In real-life code you most often see two types of algorithm: algorithms where the majority of the cost is in single MATLAB function calls to computationally intensive operations like fft or svd; and algorithms that contain large sequences of element-wise operations. In the first case, as you correctly surmise, MATLAB does a very good job of providing just about the best implementation you can write for that function, albeit perhaps limited by its need to be completely general rather than specific to your problem. In the second case, MATLAB does a good job of creating kernels on-the-fly that merge all the element-wise operations - or there's always arrayfun to fine-tune that yourself.

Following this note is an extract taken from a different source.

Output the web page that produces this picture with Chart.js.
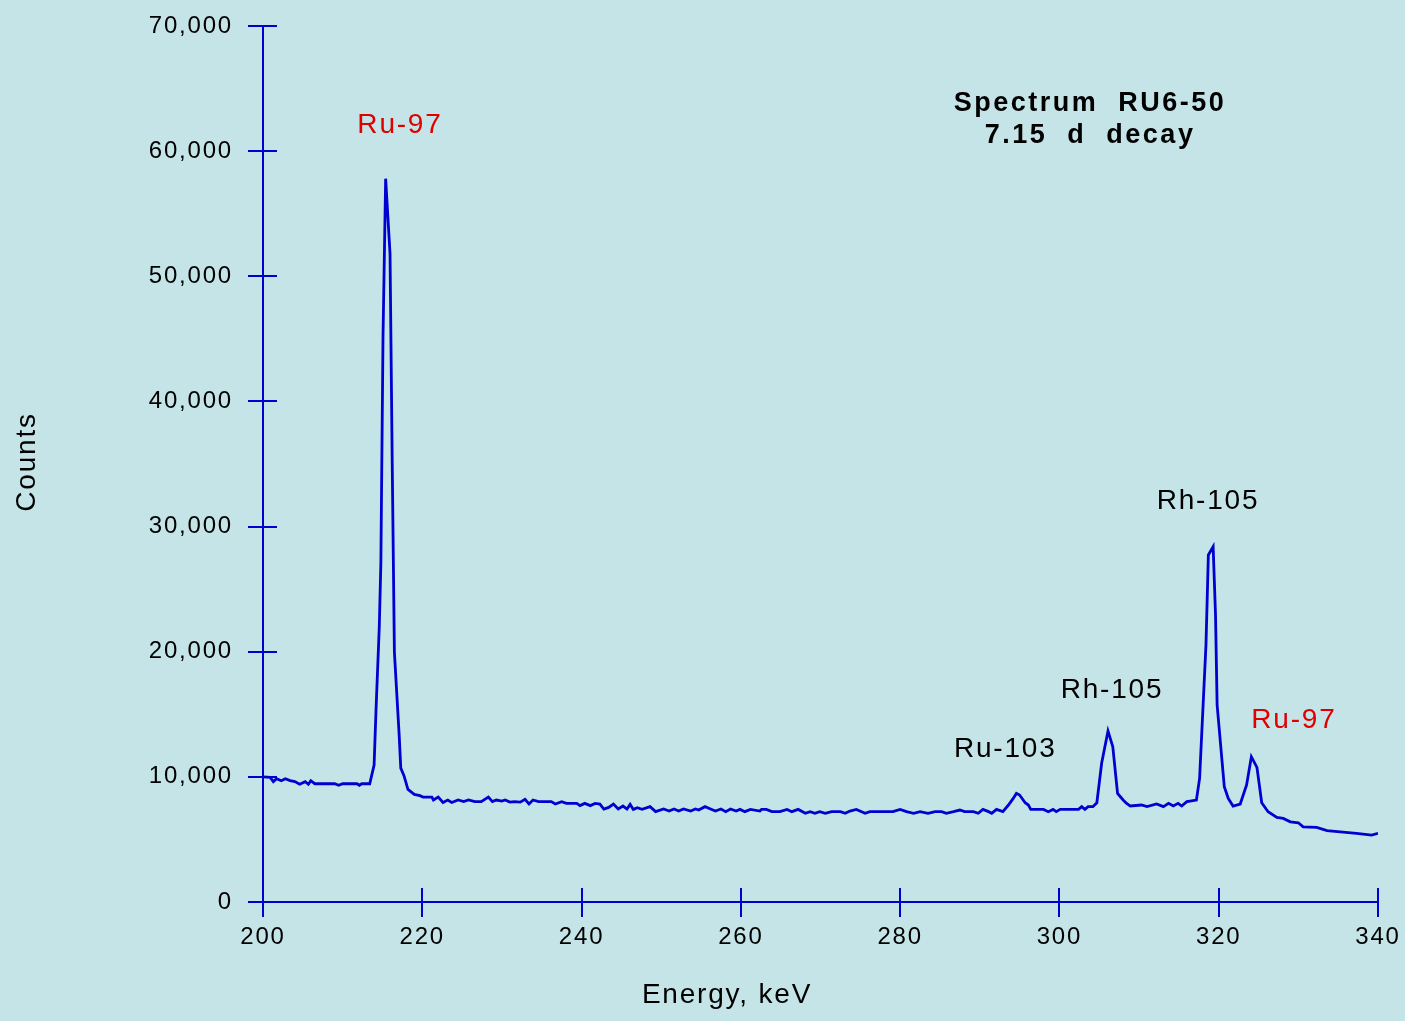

But nothing can beat writing your own CPU and GPU code specifically honed to your problem, as long as you trust yourself to write the best possible algorithm. If you do, it's worth it. If not, you may get better luck working with MATLAB's strengths, for instance, vectorizing your code and using the profiler to look for and optimize bottlenecks.
There has also been talk of providing a MATLAB function that generalizes stencil-type operations like convolutions. If we do this in a future version we may be able to provide a better solution to a large set of problems than directing users to mexcuda.